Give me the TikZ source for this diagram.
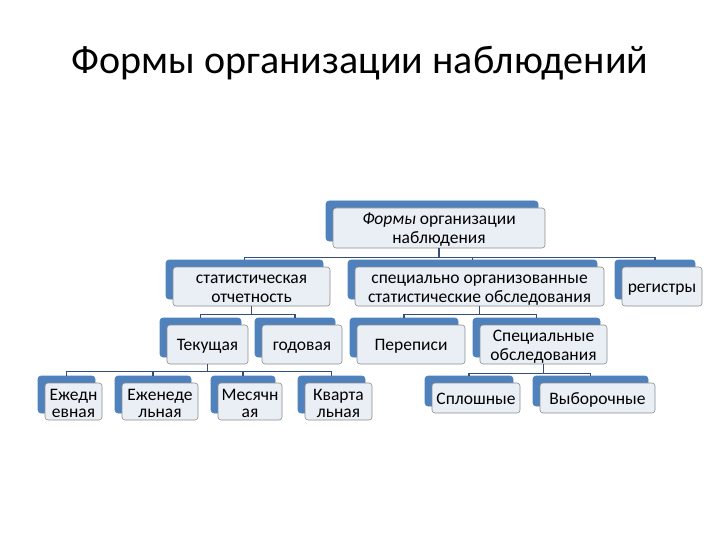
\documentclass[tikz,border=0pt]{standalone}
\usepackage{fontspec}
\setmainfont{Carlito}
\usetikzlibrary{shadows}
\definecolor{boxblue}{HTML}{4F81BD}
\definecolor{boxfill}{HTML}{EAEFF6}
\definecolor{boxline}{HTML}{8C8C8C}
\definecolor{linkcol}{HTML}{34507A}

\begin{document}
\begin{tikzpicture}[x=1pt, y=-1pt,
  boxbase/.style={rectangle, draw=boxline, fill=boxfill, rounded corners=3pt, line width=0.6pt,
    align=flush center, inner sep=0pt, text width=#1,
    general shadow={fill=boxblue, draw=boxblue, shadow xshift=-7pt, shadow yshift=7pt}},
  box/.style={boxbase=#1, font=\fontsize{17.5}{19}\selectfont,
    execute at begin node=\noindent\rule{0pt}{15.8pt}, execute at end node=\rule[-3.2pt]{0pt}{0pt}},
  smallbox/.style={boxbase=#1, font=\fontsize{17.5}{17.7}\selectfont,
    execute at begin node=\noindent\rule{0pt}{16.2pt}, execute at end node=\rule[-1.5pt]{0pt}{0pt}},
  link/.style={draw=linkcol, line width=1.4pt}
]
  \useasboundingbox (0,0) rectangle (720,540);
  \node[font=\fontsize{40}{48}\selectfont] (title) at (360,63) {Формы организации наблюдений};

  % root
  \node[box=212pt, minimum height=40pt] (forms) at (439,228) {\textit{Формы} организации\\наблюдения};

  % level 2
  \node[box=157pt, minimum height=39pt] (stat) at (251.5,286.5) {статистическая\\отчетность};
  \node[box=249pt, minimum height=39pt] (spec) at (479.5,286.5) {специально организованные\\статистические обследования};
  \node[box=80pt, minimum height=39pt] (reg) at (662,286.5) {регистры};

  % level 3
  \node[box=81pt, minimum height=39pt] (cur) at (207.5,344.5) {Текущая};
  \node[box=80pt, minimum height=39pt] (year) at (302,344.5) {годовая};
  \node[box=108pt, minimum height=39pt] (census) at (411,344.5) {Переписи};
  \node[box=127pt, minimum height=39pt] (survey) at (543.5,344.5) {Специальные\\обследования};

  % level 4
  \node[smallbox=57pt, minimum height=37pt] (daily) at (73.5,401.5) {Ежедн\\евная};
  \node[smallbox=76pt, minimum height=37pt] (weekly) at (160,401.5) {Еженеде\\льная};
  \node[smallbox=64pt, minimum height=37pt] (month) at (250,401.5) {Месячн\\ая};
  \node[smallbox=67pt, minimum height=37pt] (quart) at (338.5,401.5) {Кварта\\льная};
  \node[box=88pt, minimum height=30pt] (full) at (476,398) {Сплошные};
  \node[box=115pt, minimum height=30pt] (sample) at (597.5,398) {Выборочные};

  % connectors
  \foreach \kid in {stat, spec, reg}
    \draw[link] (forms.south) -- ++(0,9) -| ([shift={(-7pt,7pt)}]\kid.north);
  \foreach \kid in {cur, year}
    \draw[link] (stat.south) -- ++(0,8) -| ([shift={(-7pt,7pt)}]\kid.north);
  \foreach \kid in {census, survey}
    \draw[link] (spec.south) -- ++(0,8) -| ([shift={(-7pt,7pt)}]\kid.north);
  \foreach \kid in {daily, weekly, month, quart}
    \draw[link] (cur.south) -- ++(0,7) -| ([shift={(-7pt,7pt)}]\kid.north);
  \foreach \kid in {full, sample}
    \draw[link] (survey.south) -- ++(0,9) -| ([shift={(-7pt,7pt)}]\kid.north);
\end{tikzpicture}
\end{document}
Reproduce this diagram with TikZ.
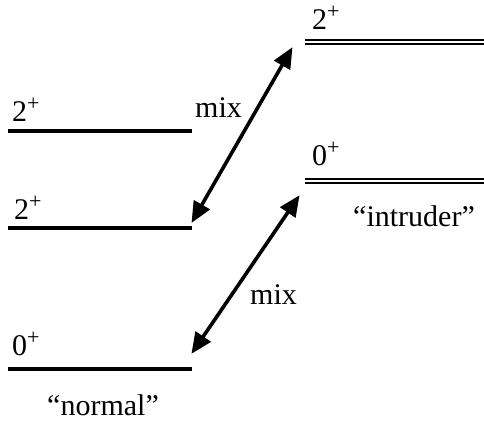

--------------------------------------------------

Task brief
Leave the pictures out and please restate exactly the lines running from the start of the material through the one with "minimum height=39pt] (reg)".

In response
Give me the TikZ source for this diagram.
\documentclass[tikz,border=0pt]{standalone}
\usepackage{fontspec}
\setmainfont{Carlito}
\usetikzlibrary{shadows}
\definecolor{boxblue}{HTML}{4F81BD}
\definecolor{boxfill}{HTML}{EAEFF6}
\definecolor{boxline}{HTML}{8C8C8C}
\definecolor{linkcol}{HTML}{34507A}

\begin{document}
\begin{tikzpicture}[x=1pt, y=-1pt,
  boxbase/.style={rectangle, draw=boxline, fill=boxfill, rounded corners=3pt, line width=0.6pt,
    align=flush center, inner sep=0pt, text width=#1,
    general shadow={fill=boxblue, draw=boxblue, shadow xshift=-7pt, shadow yshift=7pt}},
  box/.style={boxbase=#1, font=\fontsize{17.5}{19}\selectfont,
    execute at begin node=\noindent\rule{0pt}{15.8pt}, execute at end node=\rule[-3.2pt]{0pt}{0pt}},
  smallbox/.style={boxbase=#1, font=\fontsize{17.5}{17.7}\selectfont,
    execute at begin node=\noindent\rule{0pt}{16.2pt}, execute at end node=\rule[-1.5pt]{0pt}{0pt}},
  link/.style={draw=linkcol, line width=1.4pt}
]
  \useasboundingbox (0,0) rectangle (720,540);
  \node[font=\fontsize{40}{48}\selectfont] (title) at (360,63) {Формы организации наблюдений};

  % root
  \node[box=212pt, minimum height=40pt] (forms) at (439,228) {\textit{Формы} организации\\наблюдения};

  % level 2
  \node[box=157pt, minimum height=39pt] (stat) at (251.5,286.5) {статистическая\\отчетность};
  \node[box=249pt, minimum height=39pt] (spec) at (479.5,286.5) {специально организованные\\статистические обследования};
  \node[box=80pt, minimum height=39pt] (reg) at (662,286.5) {регистры};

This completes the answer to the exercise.